Era como tres veces nuestra casita pero mucho menos recargada. Apenas había nada que fisgar. Busqué con la sola idea de encontrar revistas pornográficas, siquiera un Interviú, y no encontré ninguna. Ese tío, ese viejo loco arrancador de raíces de buenos, frondosos y comprensivos árboles, no tenía nada.
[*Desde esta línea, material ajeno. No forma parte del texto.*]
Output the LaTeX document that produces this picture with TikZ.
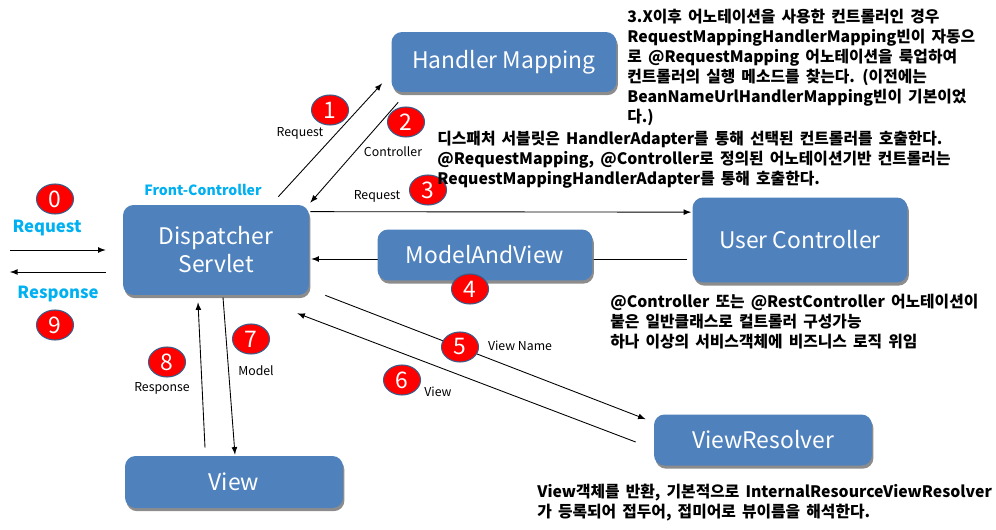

Fue por aquellos años que un día de verano nuestro tío de Madrid, el marido de la única hermana de nuestro padre, dijo que íbamos a ir a pintar la alberca. Mi hermano, yo y él. Éramos unos huevones (yo el mayor de todos) y teníamos que espabilarnos. Y él era una especie de sargento de hierro que si bien nos quería mucho tampoco era nuestro muy cariñoso pero muy dejado padre. Y no sé si fue que todo el mundo esperaba que yo no hiciera nada o poco (tal era mi fama) que me esmeré de tal manera que al volver al pueblo pude oír como mi tío decía que yo había sido, de largo, el más currante de los dos. Esto fue algo que me llenó de tanto orgullo y satisfacción que apenas un par años después derivó en verme con derecho a robarle dinero en su casa para mis por entonces nacientes vicios, algo por lo que enseguida fui descubierto para mi más absoluta vergüenza. Desde entonces me conformé con hacerlo sólo con el bolsillo de mi padre que, aún siendo tan diferente al suyo, callaba y nos dejaba hacer mientras no nos pasáramos cual ciego entre lazarillos.
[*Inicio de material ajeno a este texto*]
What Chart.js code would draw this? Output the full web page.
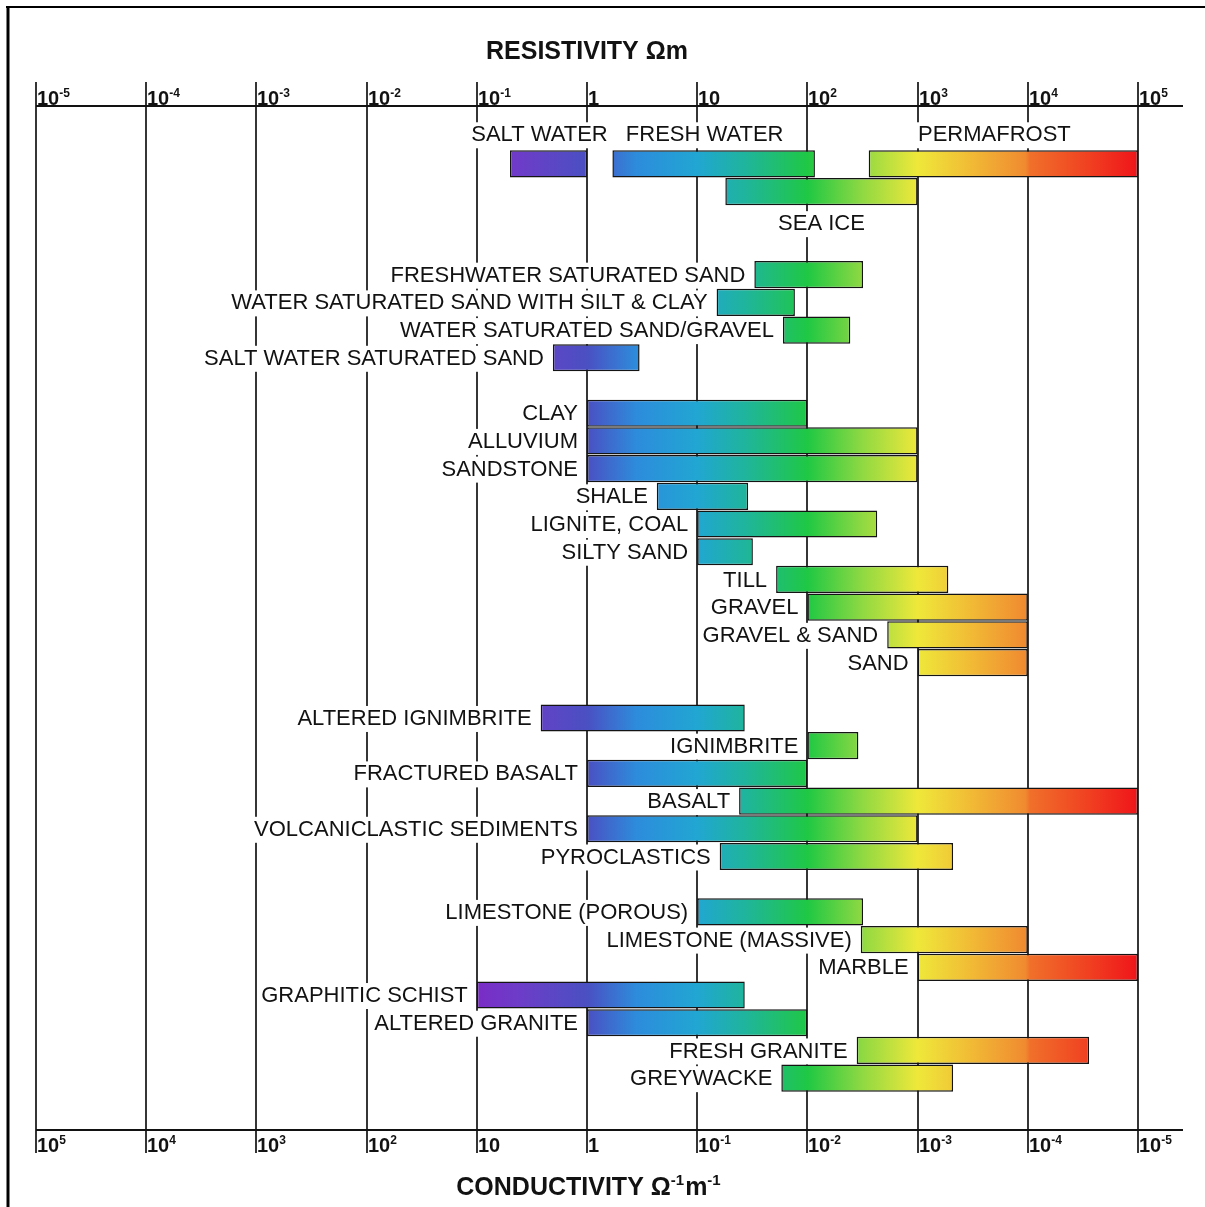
<!DOCTYPE html>
<html>
<head>
<meta charset="utf-8">
<script src="https://cdn.jsdelivr.net/npm/chart.js@4.4.1/dist/chart.umd.min.js"></script>
<style>
  html, body { margin: 0; padding: 0; background: #ffffff; }
  #wrap { width: 1205px; height: 1207px; }
</style>
</head>
<body>
<div id="wrap"><canvas id="chart" width="1205" height="1207"></canvas></div>
<script>
// Rows of the chart, top to bottom ('gap' rows are empty spacers between groups)
const rows = [
  'WATER', 'SEA ICE', 'gap-1', 'gap-2',
  'FRESHWATER SATURATED SAND', 'WATER SATURATED SAND WITH SILT & CLAY',
  'WATER SATURATED SAND/GRAVEL', 'SALT WATER SATURATED SAND', 'gap-3',
  'CLAY', 'ALLUVIUM', 'SANDSTONE', 'SHALE', 'LIGNITE, COAL', 'SILTY SAND',
  'TILL', 'GRAVEL', 'GRAVEL & SAND', 'SAND', 'gap-4',
  'ALTERED IGNIMBRITE', 'IGNIMBRITE', 'FRACTURED BASALT', 'BASALT',
  'VOLCANICLASTIC SEDIMENTS', 'PYROCLASTICS', 'gap-5',
  'LIMESTONE (POROUS)', 'LIMESTONE (MASSIVE)', 'MARBLE',
  'GRAPHITIC SCHIST', 'ALTERED GRANITE', 'FRESH GRANITE', 'GREYWACKE'
];

// Materials and their resistivity ranges (ohm-metres)
const materials = [
  'SALT WATER', 'FRESH WATER', 'PERMAFROST', 'SEA ICE',
  'FRESHWATER SATURATED SAND', 'WATER SATURATED SAND WITH SILT & CLAY',
  'WATER SATURATED SAND/GRAVEL', 'SALT WATER SATURATED SAND',
  'CLAY', 'ALLUVIUM', 'SANDSTONE', 'SHALE', 'LIGNITE, COAL', 'SILTY SAND',
  'TILL', 'GRAVEL', 'GRAVEL & SAND', 'SAND',
  'ALTERED IGNIMBRITE', 'IGNIMBRITE', 'FRACTURED BASALT', 'BASALT',
  'VOLCANICLASTIC SEDIMENTS', 'PYROCLASTICS',
  'LIMESTONE (POROUS)', 'LIMESTONE (MASSIVE)', 'MARBLE',
  'GRAPHITIC SCHIST', 'ALTERED GRANITE', 'FRESH GRANITE', 'GREYWACKE'
];
const resistivityLow = [
  0.2, 1.7, 360, 18,
  33, 15, 60, 0.49,
  1, 1, 1, 4.3, 10, 10,
  52, 100, 530, 1000,
  0.38, 100, 1, 24,
  1, 16,
  10, 305, 1000,
  0.1, 1, 280, 58
];
const resistivityHigh = [
  1, 117, 100000, 1000,
  320, 77, 245, 3,
  100, 1000, 1000, 29, 430, 32,
  1900, 10000, 10000, 10000,
  27, 290, 100, 100000,
  1000, 2100,
  320, 10000, 100000,
  27, 100, 36000, 2100
];
// The three water-type ranges share the top row
const sharedRow = { 'SALT WATER': 'WATER', 'FRESH WATER': 'WATER', 'PERMAFROST': 'WATER' };

// Axis decades and their tick labels ('^' marks the exponent)
const resistivityDecades = [1e-5, 1e-4, 1e-3, 1e-2, 1e-1, 1, 10, 1e2, 1e3, 1e4, 1e5];
const resistivityTickLabels = ['10^-5', '10^-4', '10^-3', '10^-2', '10^-1', '1', '10', '10^2', '10^3', '10^4', '10^5'];
const conductivityDecades = [1e5, 1e4, 1e3, 1e2, 10, 1, 1e-1, 1e-2, 1e-3, 1e-4, 1e-5];
const conductivityTickLabels = ['10^5', '10^4', '10^3', '10^2', '10', '1', '10^-1', '10^-2', '10^-3', '10^-4', '10^-5'];

// Colour ramp along log10(resistivity)
const spectrumStops = [
  [-1.0, '#7a2cc6'], [-0.6, '#6c3dc8'], [0.0, '#4a50c2'], [0.45, '#2d8cdc'],
  [1.0, '#21a6d2'], [1.45, '#1fb59a'], [2.0, '#1fc844'], [2.5, '#8fd942'],
  [3.0, '#efe83a'], [3.5, '#f1b935'], [3.98, '#f08a30'], [4.02, '#f0702a'],
  [4.5, '#f04522'], [5.0, '#f0141a']
];

const FONT = '"Liberation Sans", Arial, Helvetica, sans-serif';
const INK = '#121212';

let cachedGradient = null, cachedKey = '';
function spectrum(chart) {
  const xr = chart.scales.x;
  if (!xr || !chart.chartArea) return '#888';
  const x0 = xr.getPixelForValue(0.1), x1 = xr.getPixelForValue(1e5);
  const key = x0 + ':' + x1;
  if (cachedGradient && cachedKey === key) return cachedGradient;
  const g = chart.ctx.createLinearGradient(x0, 0, x1, 0);
  spectrumStops.forEach(([lg, col]) => g.addColorStop((lg + 1) / 6, col));
  cachedGradient = g; cachedKey = key;
  return g;
}

// Draws text made of [string, isSuperscript] parts
function partsWidth(ctx, parts, size) {
  let w = 0;
  parts.forEach(([t, sup]) => {
    ctx.font = 'bold ' + (sup ? Math.round(size * 0.6) : size) + 'px ' + FONT;
    w += ctx.measureText(t).width + (sup ? 1 : 0);
  });
  return w;
}
function drawParts(ctx, parts, x, baseline, size) {
  ctx.textAlign = 'left';
  ctx.textBaseline = 'alphabetic';
  parts.forEach(([t, sup]) => {
    const s = sup ? Math.round(size * 0.6) : size;
    ctx.font = 'bold ' + s + 'px ' + FONT;
    ctx.fillText(t, x, sup ? baseline - size * 0.42 : baseline);
    x += ctx.measureText(t).width + (sup ? 1 : 0);
  });
}
function powerParts(label) {
  const i = label.indexOf('^');
  return i < 0 ? [[label, false]] : [[label.slice(0, i), false], [label.slice(i + 1), true]];
}

const labelPlacement = { 'SALT WATER': 'above', 'FRESH WATER': 'above', 'PERMAFROST': 'above', 'SEA ICE': 'below' };

const decorPlugin = {
  id: 'decor',
  beforeDatasetsDraw(chart) {
    const ctx = chart.ctx, ca = chart.chartArea;
    const xr = chart.scales.x, xc = chart.scales.xc;
    const topY = ca.top - 44, botY = ca.bottom + 38;
    const leftX = xr.getPixelForValue(1e-5), rightX = xr.getPixelForValue(1e5) + 45;
    ctx.save();

    // outer frame (top and left edges)
    ctx.strokeStyle = '#000';
    ctx.lineWidth = 2;
    ctx.beginPath(); ctx.moveTo(6, 7); ctx.lineTo(1205, 7); ctx.stroke();
    ctx.lineWidth = 3;
    ctx.beginPath(); ctx.moveTo(8, 6); ctx.lineTo(8, 1207); ctx.stroke();

    // decade grid lines and tick marks
    ctx.strokeStyle = INK;
    ctx.lineWidth = 1.7;
    resistivityDecades.forEach(v => {
      const px = Math.round(xr.getPixelForValue(v));
      ctx.beginPath(); ctx.moveTo(px, topY - 24); ctx.lineTo(px, botY); ctx.stroke();
    });
    conductivityDecades.forEach(v => {
      const px = Math.round(xc.getPixelForValue(v));
      ctx.beginPath(); ctx.moveTo(px, botY); ctx.lineTo(px, botY + 23); ctx.stroke();
    });

    // axis lines
    ctx.lineWidth = 2.2;
    ctx.beginPath(); ctx.moveTo(leftX, topY); ctx.lineTo(rightX, topY); ctx.stroke();
    ctx.beginPath(); ctx.moveTo(leftX, botY); ctx.lineTo(rightX, botY); ctx.stroke();

    // tick labels
    ctx.fillStyle = INK;
    resistivityDecades.forEach((v, i) => {
      const px = Math.round(xr.getPixelForValue(v));
      drawParts(ctx, powerParts(resistivityTickLabels[i]), px + 1, topY - 1, 20);
    });
    conductivityDecades.forEach((v, i) => {
      const px = Math.round(xc.getPixelForValue(v));
      drawParts(ctx, powerParts(conductivityTickLabels[i]), px + 1, botY + 22, 20);
    });

    // axis titles
    const midX = (xr.getPixelForValue(1e-5) + xr.getPixelForValue(1e5)) / 2;
    const t1 = [['RESISTIVITY \u03A9m', false]];
    drawParts(ctx, t1, midX - partsWidth(ctx, t1, 25) / 2, 59, 25);
    const t2 = [['CONDUCTIVITY \u03A9', false], ['-1', true], ['m', false], ['-1', true]];
    drawParts(ctx, t2, midX - partsWidth(ctx, t2, 25) / 2 + 2, 1195, 25);

    // material labels on white boxes
    const meta = chart.getDatasetMeta(0);
    ctx.font = '22px ' + FONT;
    ctx.textBaseline = 'middle';
    meta.data.forEach((el, i) => {
      const name = materials[i];
      const left = Math.min(el.x, el.base), right = Math.max(el.x, el.base);
      const w = ctx.measureText(name).width;
      const place = labelPlacement[name] || 'left';
      let tx, ty, align;
      if (place === 'above') { tx = (left + right) / 2 - 9; ty = el.y - el.height / 2 - 15; align = 'center'; }
      else if (place === 'below') { tx = (left + right) / 2; ty = el.y + el.height / 2 + 19; align = 'center'; }
      else { tx = left - 9; ty = el.y + 1; align = 'right'; }
      const bx = align === 'center' ? tx - w / 2 - 3 : tx - w - 3;
      ctx.fillStyle = '#ffffff';
      ctx.fillRect(bx, ty - 13, w + 6, 26);
      ctx.fillStyle = INK;
      ctx.textAlign = align;
      ctx.fillText(name, tx, ty);
    });
    ctx.restore();
  }
};

const barData = materials.map((m, i) => ({
  y: sharedRow[m] || m,
  x: [resistivityLow[i], resistivityHigh[i]]
}));

new Chart(document.getElementById('chart'), {
  type: 'bar',
  data: {
    labels: rows,
    datasets: [{
      data: barData,
      backgroundColor: ctx => spectrum(ctx.chart),
      borderColor: '#141414',
      borderWidth: 1.5,
      borderSkipped: false,
      categoryPercentage: 1,
      barPercentage: 0.98
    }]
  },
  options: {
    indexAxis: 'y',
    responsive: false,
    animation: false,
    devicePixelRatio: 1,
    layout: { padding: { left: 36, right: 67, top: 150, bottom: 115 } },
    plugins: { legend: { display: false }, tooltip: { enabled: false } },
    scales: {
      x: { type: 'logarithmic', position: 'top', min: 1e-5, max: 1e5, display: false },
      xc: { type: 'logarithmic', axis: 'x', position: 'bottom', reverse: true, min: 1e-5, max: 1e5, display: false },
      y: { type: 'category', labels: rows, offset: true, display: false }
    }
  },
  plugins: [decorPlugin]
});
</script>
</body>
</html>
Hoy mi tío se iba para Madrid. Un cumpleaños de un nieto. Antes de ayer murió mi padre hace tres años. Él me lo recordó en el bar. Yo ya lo sabía, no olvido aquella mañana, pero él me la recordó.
Ya va estando viejo. Siempre se ha cuidado mucho, casi hasta la hipocondría, sin haber sido ningún Flanders. Mi padre, tan distinto de él, se reía de sus neuras y sus consecuencias. Pero se llevaban bien. Tan bien como hermanos. Mi tío me lo dice mucho. Creo que él lo echa más de menos que yo.
Aquella casita se vendió hace muchos años para solventar deudas del viejo y apestoso bar, todavía con mi abuelo vivo, cosa que tuvo que ser dura de verdad para él y para mi padre más, pues lo quería y respetaba con locura tan diferentes que fueron.
Y aquí estamos, seguimos, en el nuevo desde hace veintiún años.
A mi abuelo le faltó uno para llegar a verlo.